Hacker News new | ask | show | jobs
by wpietri 1849 days ago
If Twitter's so incredibly powerful and important, why is it worth 5% of Facebook or 2% or Amazon (which owns Twitch) or Google (which owns YouTube)? That doesn't sound like a dominant market position to me.

A large proportion of the people you mention are active on multiple platforms. Some of them aren't active on Twitter at all. Twitter does have a particular market niche, but it's only the 16th most popular platform in terms of global active users: https://www.statista.com/statistics/272014/global-social-net...

And freedom of association is a right that Twitter's owners also have. They are not obliged to serve anybody they don't want to.

1 comments

So, I’m not going to claim if it’s a monopoly or not directly, but just provide new angles on this debate…

Twitter may have an x% of market valuations of other companies… but that doesn’t have to be the only metric we base decisions off of. Amazon is more than twitch, so has a bigger evaluation. But obviously that other business doesn’t compete with Twitter.

Twitter might account for (eg) 25% of phone use time (and say fb accounts for another x%). So maybe we define the market as user attention. That might make more sense than a strictly financial approach.

Or maybe, like the OP said, Twitter has 90% of all political actors on it, when the next platform has only 25%. Or maybe it has 75% of all public political discourse. Maybe defining the market as saturation of politicians. After all, it’s way harder to compete if you have to convince all existing politicians to move.

These metrics are harder to gather, but might be more useful to gauge how dominant Twitter is in the political sphere. When people discuss monopoly, they often don’t care about the (vague and interpreted) laws per se, they actually care about how a company has somehow come to be dominant and influential in a negative way.

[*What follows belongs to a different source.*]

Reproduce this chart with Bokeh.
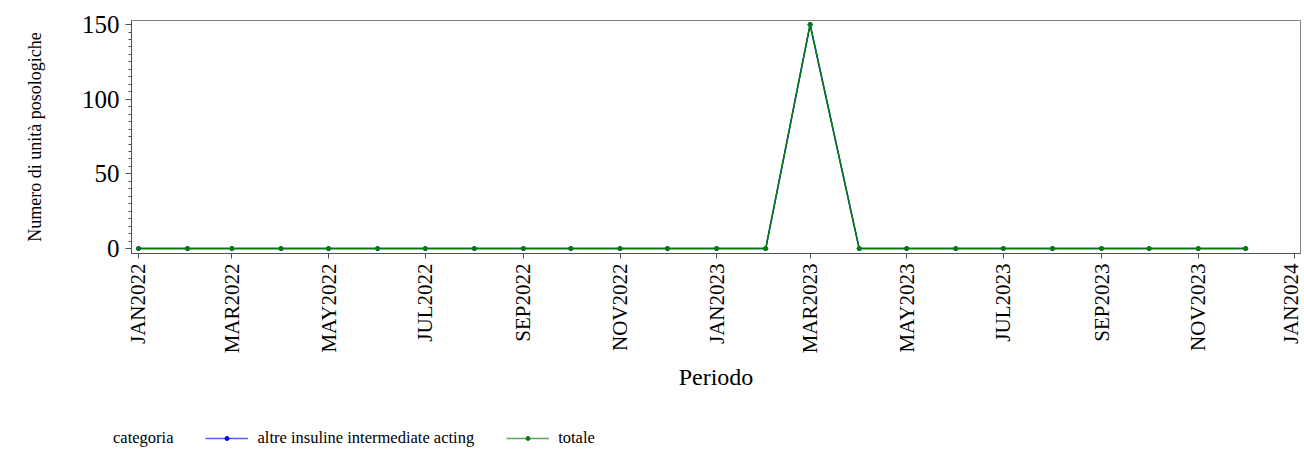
import pandas as pd
from math import pi
from bokeh.plotting import figure
from bokeh.models import (FixedTicker, SingleIntervalTicker, Legend, LegendItem,
                          Range1d, ColumnDataSource)
from bokeh.embed import file_html
from bokeh.resources import INLINE

# ---- data ----
periods = ["2022-01-01", "2022-02-01", "2022-03-01", "2022-04-01", "2022-05-01", "2022-06-01",
           "2022-07-01", "2022-08-01", "2022-09-01", "2022-10-01", "2022-11-01", "2022-12-01",
           "2023-01-01", "2023-02-01", "2023-03-01", "2023-04-01", "2023-05-01", "2023-06-01",
           "2023-07-01", "2023-08-01", "2023-09-01", "2023-10-01", "2023-11-01", "2023-12-01"]
altre_insuline = [0, 0, 0, 0, 0, 0, 0, 0, 0, 0, 0, 0,
                  0, 0, 150, 0, 0, 0, 0, 0, 0, 0, 0, 0]
totale = [0, 0, 0, 0, 0, 0, 0, 0, 0, 0, 0, 0,
          0, 0, 150, 0, 0, 0, 0, 0, 0, 0, 0, 0]
tick_dates = ["2022-01-01", "2022-03-01", "2022-05-01", "2022-07-01", "2022-09-01", "2022-11-01",
              "2023-01-01", "2023-03-01", "2023-05-01", "2023-07-01", "2023-09-01", "2023-11-01",
              "2024-01-01"]
tick_labels = ["JAN2022", "MAR2022", "MAY2022", "JUL2022", "SEP2022", "NOV2022",
               "JAN2023", "MAR2023", "MAY2023", "JUL2023", "SEP2023", "NOV2023", "JAN2024"]
series_names = ["altre insuline intermediate acting", "totale"]
series_colors = ["#0000ff", "#008000"]
legend_title = "categoria"
x_title = "Periodo"
y_title = "Numero di unità posologiche"

FONT = "Liberation Serif"
DAY = 86400000.0

x = pd.to_datetime(periods)
src = ColumnDataSource(dict(x=x, a=altre_insuline, t=totale))
tick_ms = [float(pd.Timestamp(d).value // 10**6) for d in tick_dates]

x0 = float(pd.Timestamp("2022-01-01").value // 10**6) - 4.4 * DAY
x1 = float(pd.Timestamp("2024-01-01").value // 10**6) + 3.6 * DAY

p = figure(width=1302, height=421, x_axis_type="datetime", output_backend="svg",
           toolbar_location=None, x_range=Range1d(x0, x1), y_range=Range1d(-3.3, 152.7),
           min_border_left=131, min_border_top=20, min_border_right=2, min_border_bottom=168)
p.xgrid.visible = False
p.ygrid.visible = False
p.outline_line_color = "#808080"
p.outline_line_width = 1

p.line("x", "a", source=src, color=series_colors[0], line_width=1.5)
p.scatter("x", "a", source=src, color=series_colors[0], size=4)
p.line("x", "t", source=src, color=series_colors[1], line_width=1.5)
p.scatter("x", "t", source=src, color=series_colors[1], size=4)

# x axis
xa = p.xaxis[0]
xa.ticker = FixedTicker(ticks=tick_ms, minor_ticks=[])
xa.major_label_overrides = dict(zip(tick_ms, tick_labels))
xa.major_label_orientation = pi / 2
xa.major_tick_in = 0
xa.major_tick_out = 5
xa.minor_tick_in = 0
xa.minor_tick_out = 0
xa.major_label_standoff = 5
xa.major_label_text_font = FONT
xa.major_label_text_font_size = "21px"
xa.major_label_text_color = "black"
xa.axis_label = x_title
xa.axis_label_text_font = FONT
xa.axis_label_text_font_size = "24px"
xa.axis_label_text_font_style = "normal"
xa.axis_label_text_color = "black"
xa.axis_label_standoff = 8
xa.axis_line_color = "#505050"
xa.major_tick_line_color = "#505050"

# y axis
ya = p.yaxis[0]
ya.ticker = SingleIntervalTicker(interval=50, num_minor_ticks=10)
ya.major_tick_in = 0
ya.major_tick_out = 6
ya.minor_tick_in = 0
ya.minor_tick_out = 3
ya.major_label_standoff = 6
ya.major_label_text_font = FONT
ya.major_label_text_font_size = "25px"
ya.major_label_text_color = "black"
ya.axis_label = y_title
ya.axis_label_text_font = FONT
ya.axis_label_text_font_size = "18px"
ya.axis_label_text_font_style = "normal"
ya.axis_label_text_color = "black"
ya.axis_label_standoff = 34
ya.axis_line_color = "#505050"
ya.major_tick_line_color = "#505050"
ya.minor_tick_line_color = "#505050"

# ---- legend strip: separate root figure; its ranges keep the series out of view ----
lf = figure(width=1302, height=31, output_backend="svg", toolbar_location=None,
            x_axis_location=None, y_axis_location=None,
            x_range=Range1d(0, 1), y_range=Range1d(0, 1),
            min_border_left=0, min_border_right=0, min_border_top=0, min_border_bottom=0)
lf.outline_line_color = None
lf.xgrid.visible = False
lf.ygrid.visible = False
d0 = lf.line("x", "t", source=src, line_alpha=0)
l1 = lf.line("x", "a", source=src, color=series_colors[0], line_width=1.5, line_alpha=0.65)
s1 = lf.scatter("x", "a", source=src, color=series_colors[0], size=4)
l2 = lf.line("x", "t", source=src, color=series_colors[1], line_width=1.5, line_alpha=0.65)
s2 = lf.scatter("x", "t", source=src, color=series_colors[1], size=4)

legend = Legend(items=[LegendItem(label=legend_title, renderers=[d0]),
                       LegendItem(label=series_names[0], renderers=[l1, s1]),
                       LegendItem(label=series_names[1], renderers=[l2, s2])],
                orientation="horizontal", location=(61, 4),
                border_line_color=None, background_fill_alpha=0,
                inactive_fill_alpha=0,
                padding=0, margin=0, spacing=32, label_standoff=9,
                glyph_width=43, glyph_height=10, label_height=10,
                label_text_font=FONT, label_text_font_size="16.5px",
                label_text_color="black")
lf.add_layout(legend, "center")

open("out.html", "w").write(file_html([p, lf], INLINE))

Throughout American history, antitrust rules has been used against mostly large businesses that were unpopular (politically and colloquially). Business and society had changed a lot, especially with the internet, so if there is a political push, defining monopoly policies against another target and definition is inevitable.

Sure. Many things are possible. Twitter could be using an embedded hypnotron in their apps to control elite opinion. But when people are talking about effectively nationalizing one company because they don't like its moderation policies, I think we need more than speculation.

And you might not care about why we have antitrust laws or how monopoly impairs free markets. But I sure do.

If somebody wants to make the claim that Twitter has too much power in some way unrelated to monopoly, they're welcome to take a swing at that. But that's a very hard claim to make in that without an actual monopoly, I don't see a plausible mechanism for unfair dominance. Not only is it possible to compete with Twitter, many companies, some of them with vastly more resources, already do. I'd say the rise of TikTok demonstrates there's no particular barrier to entry, and Gab and Parler are eternally claiming success in attracting millions of users.

> Gab and Parler are eternally claiming success in attracting millions of users.

So Gab and Parler should be absolutely free to operate as they wish, in accordance with US laws?

(Because there many folks who like Twitter's moderation who also believe Gab and Parler should be run off the internet, and have tried their best to do so)

I think Gab and Parler should face no legal sanction for hosting content that is legal but awful. But people critical of that also have freedom of speech, and everybody involved has freedom of association. Telling Gab's vendors that maybe they should stop helping Nazis is just as much "in accordance with US laws" as anything on Gab, so I don't see on what grounds you could object to it.